Plan for the full timeline. Trying to compress the schedule often leads to integration problems that cost more in the long run than a few extra weeks of planning would have.

Selecting an Integrator

For most corrugated plants, the integrator — the company that designs, builds, and commissions the complete palletizing system — is more important than the robot brand. A good integrator with corrugated industry experience will:

  • Understand the unique characteristics of corrugated bundles and corrugated plant environments
  • Design infeed systems, EOAT, and pallet patterns specifically for your product range
  • Integrate the palletizing system with your existing conveyors, stretch wrapper, and plant control systems
  • Provide post-installation support and optimization

Ask prospective integrators for references from other corrugated plants. Visit reference installations to see systems running in production, not just in a demo center. Talk to the plant operators — not just the managers — about their experience.

The Future of Palletizing in Corrugated

The next generation of palletizing technology for corrugated plants will incorporate AI and machine vision for even greater flexibility. Vision-guided robots can pick bundles from random positions without precise infeed alignment, accommodate bundle size variations automatically, and inspect bundles for defects before palletizing.

Mixed-case palletizing — where a single pallet contains multiple different products arranged for store-specific delivery — is growing in importance for retail-bound corrugated packaging. This requires sophisticated software that optimizes layer patterns for stability while combining multiple products, a challenge that current robots can handle but that will become faster and more efficient with AI optimization.
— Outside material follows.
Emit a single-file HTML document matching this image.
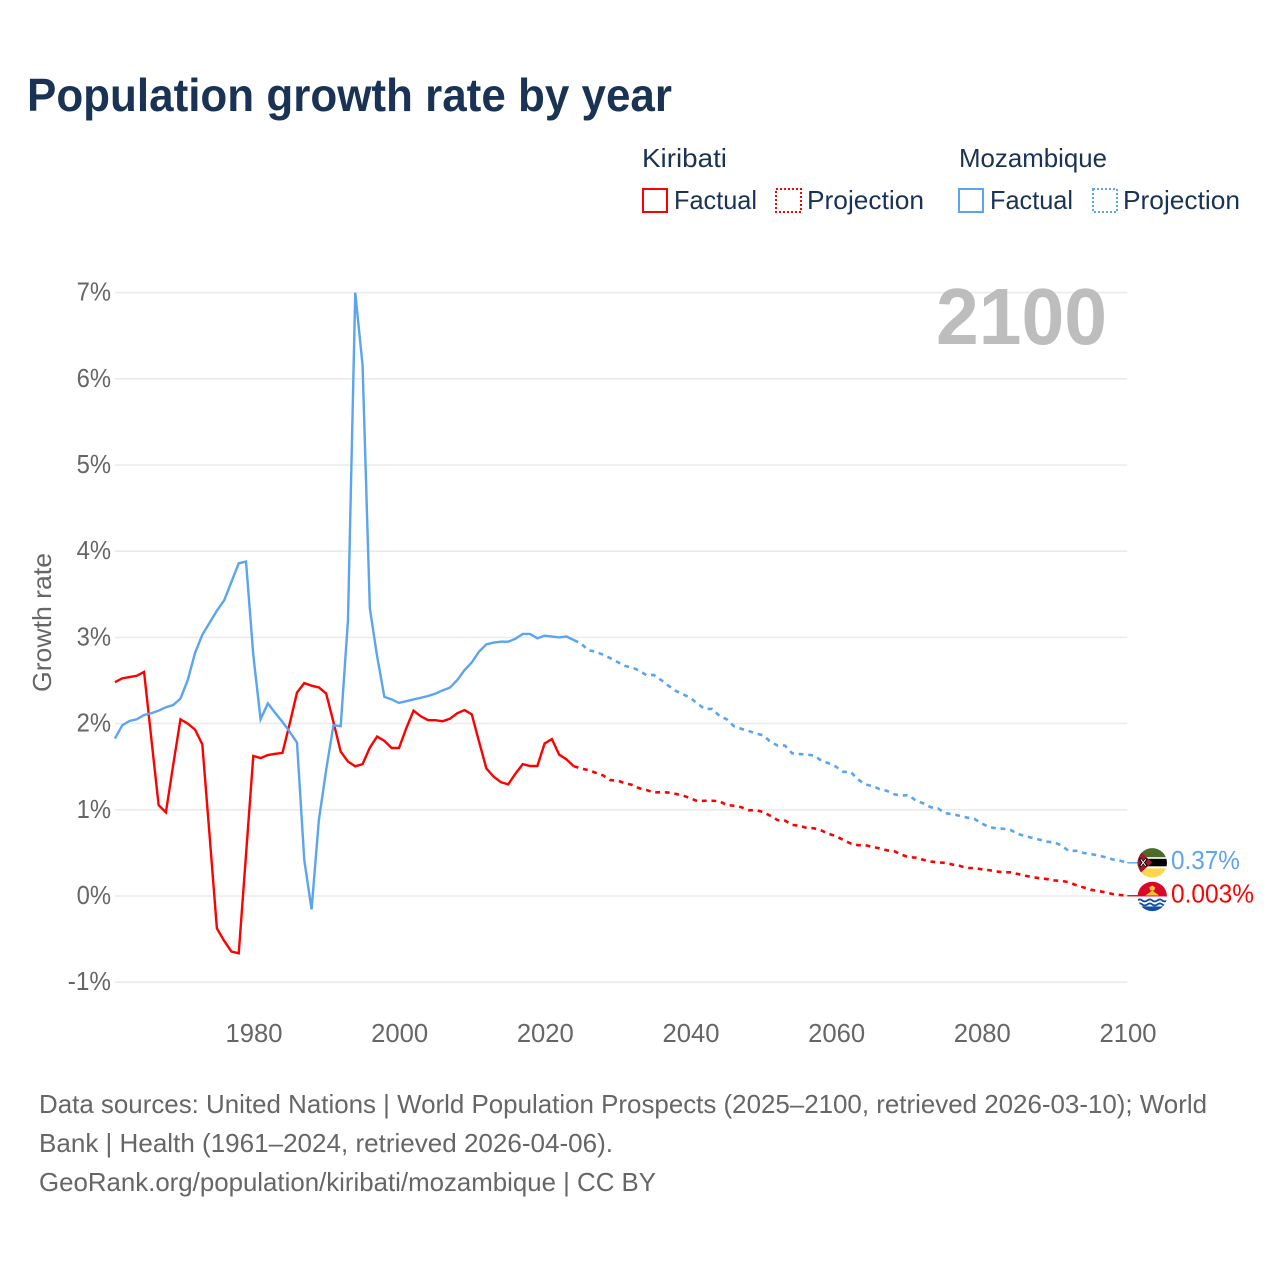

For corrugated plant owners evaluating their first robotic palletizing investment, the message is clear: the technology is proven, the ROI is real, and the labor market is not going to get easier. The plants that automate their palletizing today will have lower costs, higher throughput, and better workforce stability than those that continue to rely on manual labor for one of the most physically demanding tasks in the industry.